After 100 years, Japan’s most powerful mob takes a hit

The largest criminal organization in Japan has fractured. Yamaguchi-gumi, Japan’s largest yakuza crime syndicate, is undergoing a massive defection, with thousands of members splitting off to form a rival gang. The schism has some fearing a new gang war.
Since its founding 100 years ago, Yamaguchi-gumi has undergone several transformations. Initially an association of dockworkers, the group soon began selling “protection” services to local businesses and took up racketeering, loan-sharking and extortion to raise money.
Not all of its activities are illegal. It also provides security for the nuclear industry, doles out food after natural disasters, and dabbles in the entertainment industry. The Yamaguchi-gumi isn’t even illegal under Japanese law — it’s merely regulated.
Yakuza is a broad term that encompasses 21 organized crime syndicates in Japan. It can also refer to an individual member of a gang. Yamaguchi-gumi is the largest yakuza syndicate recognized by Japanese police. The word yakuza means “eight-nine-three,” a reference to a bad hand in the Japanese card game oichokabu.
Traditionally, the yakuza rejected violence against civilians. Given the orderly nature of Japanese society, the mere perception of organized crime accomplished the desired level of intimidation. While yakuza engage in loan-sharking and money-laundering, they also do charity work, especially in the wake of natural disasters.
If a yakuza offends a superior, they will often chop off one of their own pinkies to show remorse.
Harukichi Yamaguchi organized a collective of dockworkers in 1915, then gradually expanded the group’s activities to include the sale of “protection” to local businesses.
After running Yamaguchi-gumi (gumi is a corrupted form of kumi, meaning “group”) for a decade, Harukichi handed over the reins to Noboru, his 23-year-old son. Under Noboru’s leadership, Yamaguchi-gumi gained near-absolute control over traffic in Kobe’s central food market within five years, and he continued to rule the group for almost two decades.
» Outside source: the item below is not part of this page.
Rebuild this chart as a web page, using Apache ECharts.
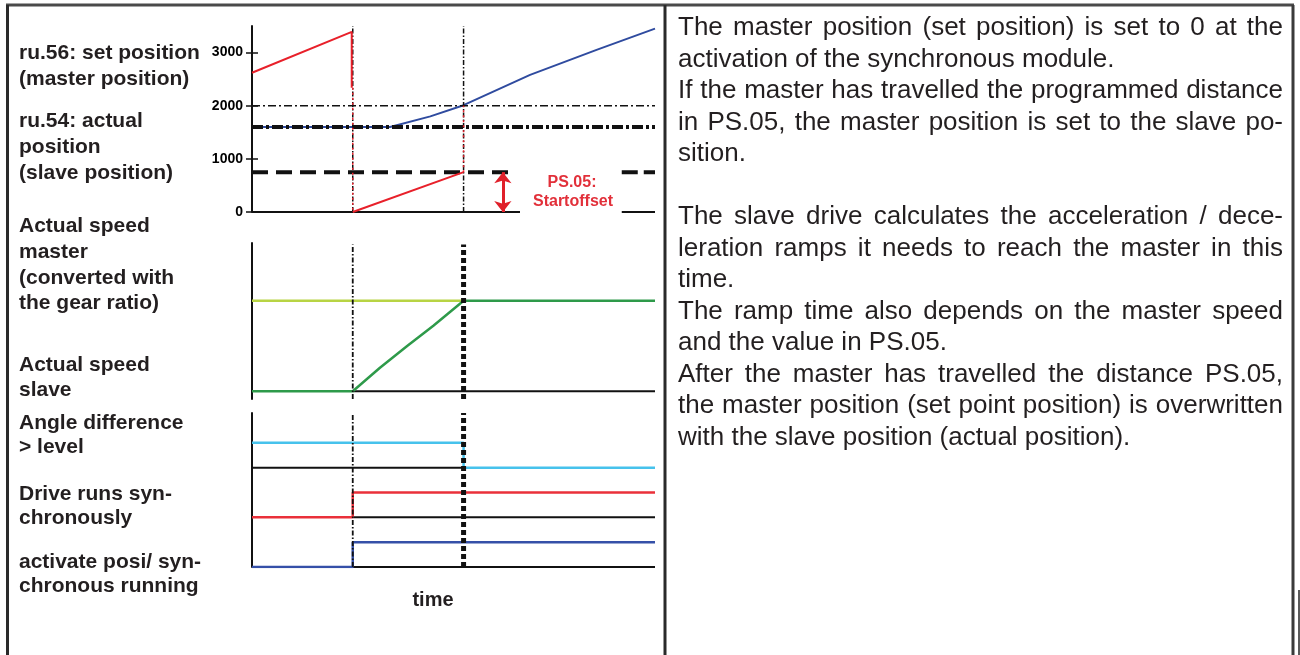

Though Noboru had been effective at expanding Yamaguchi-gumi’s power, he died in 1942 after getting in a knife fight. At the time, the group’s membership stood at about 30.
In the years leading to Noboru’s death, a young man named Taoka Kazuo began developing a fearsome reputation in Kobe. Nicknamed “Kuma” (Bear), Taoka quit his apprenticeship at the docks after pummeling a superior and began hanging out with local ruffians.
After two stints in prison, Taoka began honing his organizational skills and formed a small outfit called Taoka-gumi. His leadership was so effective that he was invited to become the third leader of Yamaguchi-gumi in 1946, at the age of 33.
The total number of yakuza members peaked at 184,100 members, according to the National Police Agency. Taoka was largely responsible for Yamaguchi-gumi’s outstanding growth during this time. Over his 35-year reign, the group became the largest crime syndicate in Japan.
Yamaguchi-gumi engaged in illegal activities, like extortion, as well as legal ventures such as film production, finance and security services for the nuclear industry. In 1966, the Japanese government indicted Taoka on blackmail and five other charges. He was convicted after a long legal battle, but died of a heart attack in 1981, just months before he was to be sentenced.
Japan enacted laws intended to curb violent activities amongst organized crime members. Until then, Yamaguchi-gumi and other yakuza were regulated, but not banned, by police. The new “anti-Boryokudan” laws were intended to crack down on “any organization that is likely to help its members to collectively and habitually commit illegal acts of violence.”
The laws resulted in a reduction of violent activities by Yamaguchi-gumi and other yakuza, and after their passage, the total number of yakuza members in Japan dwindled to around 80,000 and remained there for roughly two decades.

On its 100-year anniversary, Yamaguchi-gumi fractured. Thousands of members of the group split off from the organization to form a rival syndicate, sparking fears of a gang war in central Japan. The schism was caused in part by police crackdowns, which have increased in recent years and choked the group’s revenue points.
Yet even after the split, Yamaguchi-gumi claimed 23,400 members, or almost five times that of the American Mafia at its peak, and its estimated net worth in 2014 was about $80 billion — compared with just $3 billion for the largest Mexican drug cartel.